No, the Kosciuszko Bridge won’t be blown to bits today

The original Kosciuszko Bridge will not be demolished on July 11.

The Kosciuszko Bridge will not meet its demise today after all.

The original bridge, which connects Brooklyn and Queens, opened in 1939 and closed in April when the first phase of its replacement, also called the Kosciuszko Bridge, opened to traffic after three years of construction.

The first span, which is Queens-bound, cost $555 million to build and was the first major new bridge to open in more than 50 years, since the Verrazano-Narrows Bridge connecting Brooklyn and Staten Island opened in 1964.

A July 11 demolition date for the original span floated around, and was picked up by advocates planning to celebrate its looming end, while others aimed to defend it from its ill fate — with wolves and swords.

Everyone looking forward to a grand explosion of the bridge that had caused countless headaches for thousands of New Yorkers that traverse it every day are sure to be disappointed.

The center portion of the original Kosciuszko Bridge will dismantled and lowered onto a barge in Newtown Creek before being taken to be recycled in New Jersey.
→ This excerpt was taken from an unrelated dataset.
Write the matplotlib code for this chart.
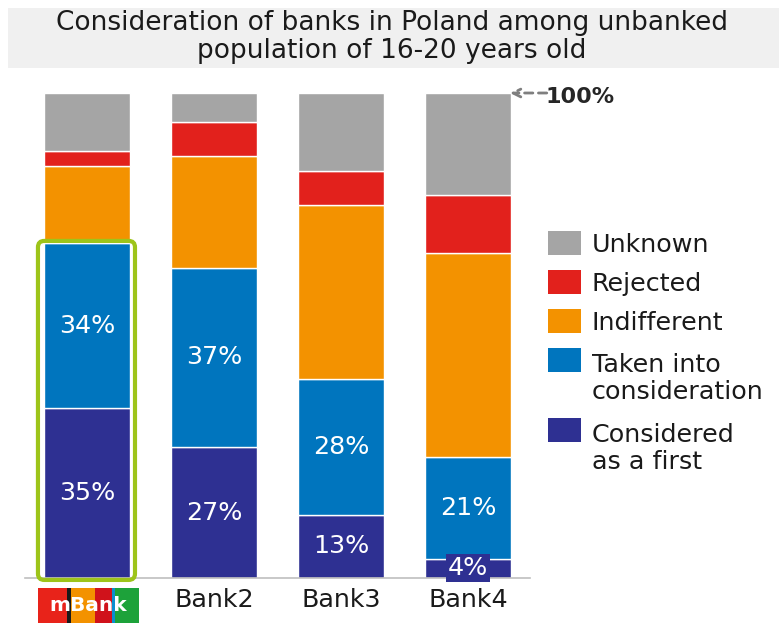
import matplotlib.pyplot as plt
from matplotlib.patches import Rectangle, FancyBboxPatch
import numpy as np

# data (bottom -> top)
banks = ["mBank", "Bank2", "Bank3", "Bank4"]
considered_first = [35, 27, 13, 4]
taken_into = [34, 37, 28, 21]
indifferent = [16, 23, 36, 42]
rejected = [3, 7, 7, 12]
unknown = [12, 6, 16, 21]

series = [considered_first, taken_into, indifferent, rejected, unknown]
labels = ["Considered\nas a first", "Taken into\nconsideration", "Indifferent", "Rejected", "Unknown"]
colors = ["#2e3092", "#0075be", "#f39200", "#e2211c", "#a5a5a5"]

W, H = 779, 623
fig = plt.figure(figsize=(W / 100, H / 100), dpi=100)
plt.rcParams['font.family'] = ['DejaVu Sans']
txtcol = "#1a1a1a"
fs = 18.3


def fx(px):
    return px / W


def fy(py):
    return 1 - py / H


# title box
fig.patches.append(Rectangle((fx(8), fy(68)), fx(779 - 8), 60 / H, transform=fig.transFigure,
                             facecolor="#f0f0f0", edgecolor="none", zorder=0))
fig.text(fx(392), fy(37), "Consideration of banks in Poland among unbanked\npopulation of 16-20 years old",
         ha="center", va="center", fontsize=19, color=txtcol, linespacing=1.12)

ax = fig.add_axes([fx(25), 45 / H, 505 / W, 485 / H])
x = np.arange(len(banks))
bw = 0.67
bottom = np.zeros(len(banks))
for vals, col in zip(series, colors):
    ax.bar(x, vals, bw, bottom=bottom, color=col, edgecolor="white", linewidth=1, zorder=2)
    bottom += np.array(vals)

# value labels on first two segments
for i in range(len(banks)):
    y1 = considered_first[i] / 2
    if considered_first[i] < 6:
        ax.text(x[i], y1, f"{considered_first[i]}%", ha="center", va="center", color="white", fontsize=fs,
                zorder=4, bbox=dict(boxstyle="square,pad=0.08", facecolor=colors[0], edgecolor="none"))
    else:
        ax.text(x[i], y1, f"{considered_first[i]}%", ha="center", va="center", color="white", fontsize=fs, zorder=4)
    y2 = considered_first[i] + taken_into[i] / 2
    ax.text(x[i], y2, f"{taken_into[i]}%", ha="center", va="center", color="white", fontsize=fs, zorder=4)

ax.set_xlim(-0.488, 3.488)
ax.set_ylim(0, 100)
for s in ["top", "right", "left"]:
    ax.spines[s].set_visible(False)
ax.spines["bottom"].set_color("#bfbfbf")
ax.spines["bottom"].set_linewidth(1.2)
ax.set_yticks([])
ax.set_xticks(x[1:])
ax.set_xticklabels(banks[1:], fontsize=fs, color=txtcol)
ax.tick_params(axis="x", length=0, pad=7)

# green highlight frame around mBank
frame = FancyBboxPatch((-0.386, -0.4), 0.764, 69.9, boxstyle="round,pad=0,rounding_size=0.05",
                       mutation_aspect=26, facecolor="none", edgecolor="#9dc41a", linewidth=3,
                       clip_on=False, zorder=5)
ax.add_patch(frame)

# 100% marker
ax.annotate("", xy=(3.33, 100), xytext=(3.62, 100), xycoords="data", textcoords="data",
            arrowprops=dict(arrowstyle="->", color="#7f7f7f", linestyle=(0, (3, 2)), lw=2,
                            mutation_scale=14, shrinkA=0, shrinkB=0), annotation_clip=False)
fig.text(fx(546), fy(97), "100%", fontsize=16, fontweight="bold", color="#262626", ha="left", va="center")

# legend (manual, top to bottom)
leg_rows = [243, 282, 321, 360, 430]
for lab, col, yc in zip(labels[::-1], colors[::-1], leg_rows):
    fig.patches.append(Rectangle((fx(548), fy(yc + 12)), 33 / W, 24 / H, transform=fig.transFigure,
                                 facecolor=col, edgecolor="none"))
    nlines = lab.count("\n")
    fig.text(fx(592), fy(yc + 9 + 30 * nlines), lab, fontsize=fs, color=txtcol, ha="left",
             va="baseline", linespacing=1.16)

# mBank logo
lax = fig.add_axes([fx(38), 0, 101 / W, 35 / H])
stripes = [(0, 29, "#e8231a"), (29, 33, "#1a1a1a"), (33, 57, "#f39200"), (57, 74, "#d0121b"),
           (74, 77, "#0a8fd0"), (77, 101, "#1da23a")]
for a, b, c in stripes:
    lax.add_patch(Rectangle((a, 0), b - a, 1, facecolor=c, edgecolor="none"))
lax.text(50.5, 0.5, "mBank", ha="center", va="center", color="white", fontsize=14.5, fontweight="bold")
lax.set_xlim(0, 101)
lax.set_ylim(0, 1)
lax.axis("off")

fig.savefig("out.png", dpi=100)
The opposite sides of the original bridge will then be demolished, allowing work to begin on Phase II of the new Kosciuszko Bridge.
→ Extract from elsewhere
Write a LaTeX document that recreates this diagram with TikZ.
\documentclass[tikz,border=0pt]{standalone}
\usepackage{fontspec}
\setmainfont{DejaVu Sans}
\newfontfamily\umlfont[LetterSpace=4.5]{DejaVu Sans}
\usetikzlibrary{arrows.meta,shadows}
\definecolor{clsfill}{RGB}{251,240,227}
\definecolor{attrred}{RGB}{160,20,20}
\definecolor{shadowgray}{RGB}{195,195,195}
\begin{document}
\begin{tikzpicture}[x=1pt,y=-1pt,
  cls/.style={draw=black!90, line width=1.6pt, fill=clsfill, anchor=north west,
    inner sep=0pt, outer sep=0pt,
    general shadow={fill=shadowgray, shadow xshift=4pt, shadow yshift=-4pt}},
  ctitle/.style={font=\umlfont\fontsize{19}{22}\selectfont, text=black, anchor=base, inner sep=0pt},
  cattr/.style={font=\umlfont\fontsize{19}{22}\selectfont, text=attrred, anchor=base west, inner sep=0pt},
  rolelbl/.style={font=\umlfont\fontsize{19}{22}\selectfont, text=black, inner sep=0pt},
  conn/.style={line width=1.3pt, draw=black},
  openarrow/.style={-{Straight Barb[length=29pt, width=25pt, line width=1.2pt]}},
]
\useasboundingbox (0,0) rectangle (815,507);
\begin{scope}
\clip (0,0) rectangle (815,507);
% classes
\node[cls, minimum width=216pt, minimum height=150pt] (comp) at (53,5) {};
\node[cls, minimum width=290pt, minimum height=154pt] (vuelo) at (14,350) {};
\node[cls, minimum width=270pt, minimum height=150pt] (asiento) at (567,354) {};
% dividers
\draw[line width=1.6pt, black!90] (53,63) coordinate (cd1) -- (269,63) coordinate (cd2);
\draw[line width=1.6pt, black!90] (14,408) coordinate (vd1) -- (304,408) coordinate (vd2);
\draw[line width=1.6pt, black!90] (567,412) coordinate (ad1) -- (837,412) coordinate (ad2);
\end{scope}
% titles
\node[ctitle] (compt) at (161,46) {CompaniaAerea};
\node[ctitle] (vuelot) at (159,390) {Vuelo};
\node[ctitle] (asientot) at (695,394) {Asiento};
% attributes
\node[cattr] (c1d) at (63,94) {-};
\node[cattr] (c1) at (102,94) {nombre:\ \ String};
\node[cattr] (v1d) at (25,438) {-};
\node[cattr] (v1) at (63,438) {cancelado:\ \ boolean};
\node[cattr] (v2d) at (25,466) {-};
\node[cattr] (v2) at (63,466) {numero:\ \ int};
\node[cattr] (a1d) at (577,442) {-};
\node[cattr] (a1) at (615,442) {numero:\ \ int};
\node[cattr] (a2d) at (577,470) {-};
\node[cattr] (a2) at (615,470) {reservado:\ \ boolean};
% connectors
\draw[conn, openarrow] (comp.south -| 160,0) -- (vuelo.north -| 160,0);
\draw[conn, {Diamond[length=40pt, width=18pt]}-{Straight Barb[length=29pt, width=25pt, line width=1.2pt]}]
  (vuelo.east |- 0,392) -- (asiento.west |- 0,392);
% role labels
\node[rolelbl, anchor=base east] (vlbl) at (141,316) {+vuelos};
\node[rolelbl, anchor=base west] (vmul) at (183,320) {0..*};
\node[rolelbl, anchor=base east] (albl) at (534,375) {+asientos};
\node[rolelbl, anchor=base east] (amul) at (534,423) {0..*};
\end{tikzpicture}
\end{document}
Expected to open in 2020, that span will be Brooklyn-bound and add a 20-foot-wide walkway and bikeway. When both spans are open, there will be four lanes of traffic going into Brooklyn and five going into Queens. Until then, there will be three lanes in both directions on the new Queens-bound side.

A Department of Transportation spokesperson told the Brooklyn Daily Eagle that no date has been set to dismantle the original Kosciuszko Bridge.

The bridge was opened in 1939 to replace the Meeker Avenue Bridge that had been in use since 1894. That bridge was known as the “Penny Bridge” because passengers paid one cent per foot to cross it.